═════ Data section ═════

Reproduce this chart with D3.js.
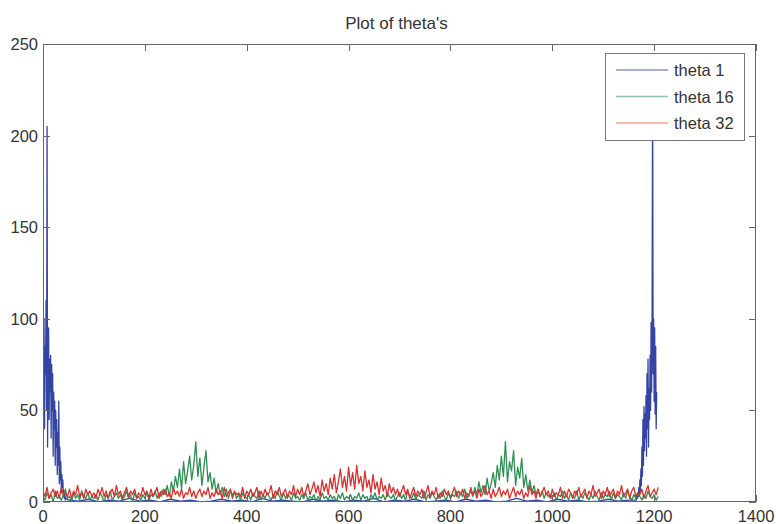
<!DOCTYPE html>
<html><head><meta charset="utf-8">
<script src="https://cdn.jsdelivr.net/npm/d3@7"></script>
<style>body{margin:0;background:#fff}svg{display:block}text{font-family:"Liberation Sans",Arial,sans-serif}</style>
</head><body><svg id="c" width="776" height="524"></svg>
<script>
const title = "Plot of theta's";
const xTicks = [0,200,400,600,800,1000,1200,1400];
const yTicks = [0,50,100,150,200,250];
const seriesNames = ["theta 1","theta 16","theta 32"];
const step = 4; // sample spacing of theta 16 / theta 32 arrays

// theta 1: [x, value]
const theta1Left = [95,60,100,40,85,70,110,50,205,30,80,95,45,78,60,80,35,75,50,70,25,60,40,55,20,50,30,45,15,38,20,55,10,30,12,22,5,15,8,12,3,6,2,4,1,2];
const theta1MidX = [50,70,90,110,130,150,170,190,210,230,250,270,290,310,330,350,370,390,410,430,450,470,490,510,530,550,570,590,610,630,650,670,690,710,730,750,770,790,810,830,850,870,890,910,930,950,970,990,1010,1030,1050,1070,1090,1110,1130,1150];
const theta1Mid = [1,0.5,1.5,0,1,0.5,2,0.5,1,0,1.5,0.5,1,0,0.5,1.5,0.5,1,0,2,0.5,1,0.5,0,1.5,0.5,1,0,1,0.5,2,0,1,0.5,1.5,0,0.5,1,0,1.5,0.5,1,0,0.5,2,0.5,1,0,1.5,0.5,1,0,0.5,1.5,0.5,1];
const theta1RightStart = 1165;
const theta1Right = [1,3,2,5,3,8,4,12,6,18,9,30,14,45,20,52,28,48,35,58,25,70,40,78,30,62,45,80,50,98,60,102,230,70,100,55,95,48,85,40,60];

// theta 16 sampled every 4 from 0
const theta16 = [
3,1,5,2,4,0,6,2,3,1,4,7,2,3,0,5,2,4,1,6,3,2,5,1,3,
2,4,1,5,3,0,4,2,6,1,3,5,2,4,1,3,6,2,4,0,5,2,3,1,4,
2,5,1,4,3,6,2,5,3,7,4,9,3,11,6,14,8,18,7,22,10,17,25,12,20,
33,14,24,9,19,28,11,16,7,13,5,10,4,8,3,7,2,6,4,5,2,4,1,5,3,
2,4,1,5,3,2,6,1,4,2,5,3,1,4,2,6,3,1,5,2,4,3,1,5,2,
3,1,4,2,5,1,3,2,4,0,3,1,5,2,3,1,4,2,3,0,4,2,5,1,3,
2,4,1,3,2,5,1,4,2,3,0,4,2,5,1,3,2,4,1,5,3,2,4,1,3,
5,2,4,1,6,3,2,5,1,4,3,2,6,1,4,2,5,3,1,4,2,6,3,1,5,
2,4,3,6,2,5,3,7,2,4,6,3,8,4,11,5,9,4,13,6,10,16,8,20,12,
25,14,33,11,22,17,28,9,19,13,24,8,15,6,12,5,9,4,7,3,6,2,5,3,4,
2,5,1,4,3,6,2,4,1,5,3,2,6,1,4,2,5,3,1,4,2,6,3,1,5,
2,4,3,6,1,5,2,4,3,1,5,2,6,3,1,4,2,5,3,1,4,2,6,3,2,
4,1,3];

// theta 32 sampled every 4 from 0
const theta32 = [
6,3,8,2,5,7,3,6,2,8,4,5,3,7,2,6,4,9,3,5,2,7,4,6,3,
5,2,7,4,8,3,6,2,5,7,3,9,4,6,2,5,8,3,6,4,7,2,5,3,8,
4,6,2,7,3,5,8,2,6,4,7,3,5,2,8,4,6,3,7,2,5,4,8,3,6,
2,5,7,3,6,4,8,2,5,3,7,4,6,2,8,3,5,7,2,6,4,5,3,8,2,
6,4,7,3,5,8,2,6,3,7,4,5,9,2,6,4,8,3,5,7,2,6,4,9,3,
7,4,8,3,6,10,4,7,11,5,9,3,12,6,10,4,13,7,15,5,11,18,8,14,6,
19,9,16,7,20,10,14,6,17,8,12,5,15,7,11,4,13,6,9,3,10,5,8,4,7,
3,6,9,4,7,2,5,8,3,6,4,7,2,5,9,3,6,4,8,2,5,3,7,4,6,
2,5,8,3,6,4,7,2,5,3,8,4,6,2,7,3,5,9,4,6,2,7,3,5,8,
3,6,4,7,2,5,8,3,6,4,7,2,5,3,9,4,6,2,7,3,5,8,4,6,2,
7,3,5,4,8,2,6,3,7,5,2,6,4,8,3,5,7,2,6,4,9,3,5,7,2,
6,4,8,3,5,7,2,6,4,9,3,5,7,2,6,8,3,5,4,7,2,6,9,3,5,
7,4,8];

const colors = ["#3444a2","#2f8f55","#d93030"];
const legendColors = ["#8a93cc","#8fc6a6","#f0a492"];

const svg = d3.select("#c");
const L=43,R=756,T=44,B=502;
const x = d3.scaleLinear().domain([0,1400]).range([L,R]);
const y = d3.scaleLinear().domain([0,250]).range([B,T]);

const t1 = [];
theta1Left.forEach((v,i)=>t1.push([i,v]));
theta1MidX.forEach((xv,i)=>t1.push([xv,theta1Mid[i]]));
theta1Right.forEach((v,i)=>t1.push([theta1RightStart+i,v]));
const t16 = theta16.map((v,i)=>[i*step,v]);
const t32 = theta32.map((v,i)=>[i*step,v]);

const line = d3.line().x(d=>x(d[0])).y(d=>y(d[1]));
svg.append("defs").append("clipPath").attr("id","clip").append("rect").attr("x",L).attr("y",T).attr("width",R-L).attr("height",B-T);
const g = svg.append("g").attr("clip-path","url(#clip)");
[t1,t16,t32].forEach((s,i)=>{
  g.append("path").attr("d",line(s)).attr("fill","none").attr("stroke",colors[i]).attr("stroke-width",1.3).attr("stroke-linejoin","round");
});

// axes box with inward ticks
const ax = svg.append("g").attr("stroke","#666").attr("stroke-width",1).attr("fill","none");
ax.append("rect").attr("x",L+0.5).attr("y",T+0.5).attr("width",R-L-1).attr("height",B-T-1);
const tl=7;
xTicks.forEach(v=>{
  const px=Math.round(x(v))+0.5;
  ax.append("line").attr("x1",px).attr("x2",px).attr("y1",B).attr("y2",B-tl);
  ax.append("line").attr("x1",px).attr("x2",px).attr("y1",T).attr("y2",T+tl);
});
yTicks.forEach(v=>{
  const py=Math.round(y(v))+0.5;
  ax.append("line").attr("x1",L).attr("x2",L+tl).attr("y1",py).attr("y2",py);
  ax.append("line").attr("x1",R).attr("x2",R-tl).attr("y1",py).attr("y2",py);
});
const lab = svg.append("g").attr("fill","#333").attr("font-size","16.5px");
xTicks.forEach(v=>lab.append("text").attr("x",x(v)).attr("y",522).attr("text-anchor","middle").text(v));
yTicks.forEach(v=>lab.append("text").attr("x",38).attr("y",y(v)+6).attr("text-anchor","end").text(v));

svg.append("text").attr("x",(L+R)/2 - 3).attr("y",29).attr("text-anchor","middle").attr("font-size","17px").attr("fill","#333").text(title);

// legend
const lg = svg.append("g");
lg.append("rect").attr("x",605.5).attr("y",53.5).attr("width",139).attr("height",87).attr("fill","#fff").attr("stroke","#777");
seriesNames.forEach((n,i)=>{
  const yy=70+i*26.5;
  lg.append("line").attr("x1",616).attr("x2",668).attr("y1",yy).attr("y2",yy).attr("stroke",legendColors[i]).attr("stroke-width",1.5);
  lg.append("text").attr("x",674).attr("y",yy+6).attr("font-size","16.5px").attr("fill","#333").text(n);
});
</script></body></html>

═════

Restate exactly, please, only the lines between the start of the data and the line containing "const step = 4;", both ends included, skipping the pictures.

▶ _Correct output_:
Reproduce this chart with D3.js.
<!DOCTYPE html>
<html><head><meta charset="utf-8">
<script src="https://cdn.jsdelivr.net/npm/d3@7"></script>
<style>body{margin:0;background:#fff}svg{display:block}text{font-family:"Liberation Sans",Arial,sans-serif}</style>
</head><body><svg id="c" width="776" height="524"></svg>
<script>
const title = "Plot of theta's";
const xTicks = [0,200,400,600,800,1000,1200,1400];
const yTicks = [0,50,100,150,200,250];
const seriesNames = ["theta 1","theta 16","theta 32"];
const step = 4; // sample spacing of theta 16 / theta 32 arrays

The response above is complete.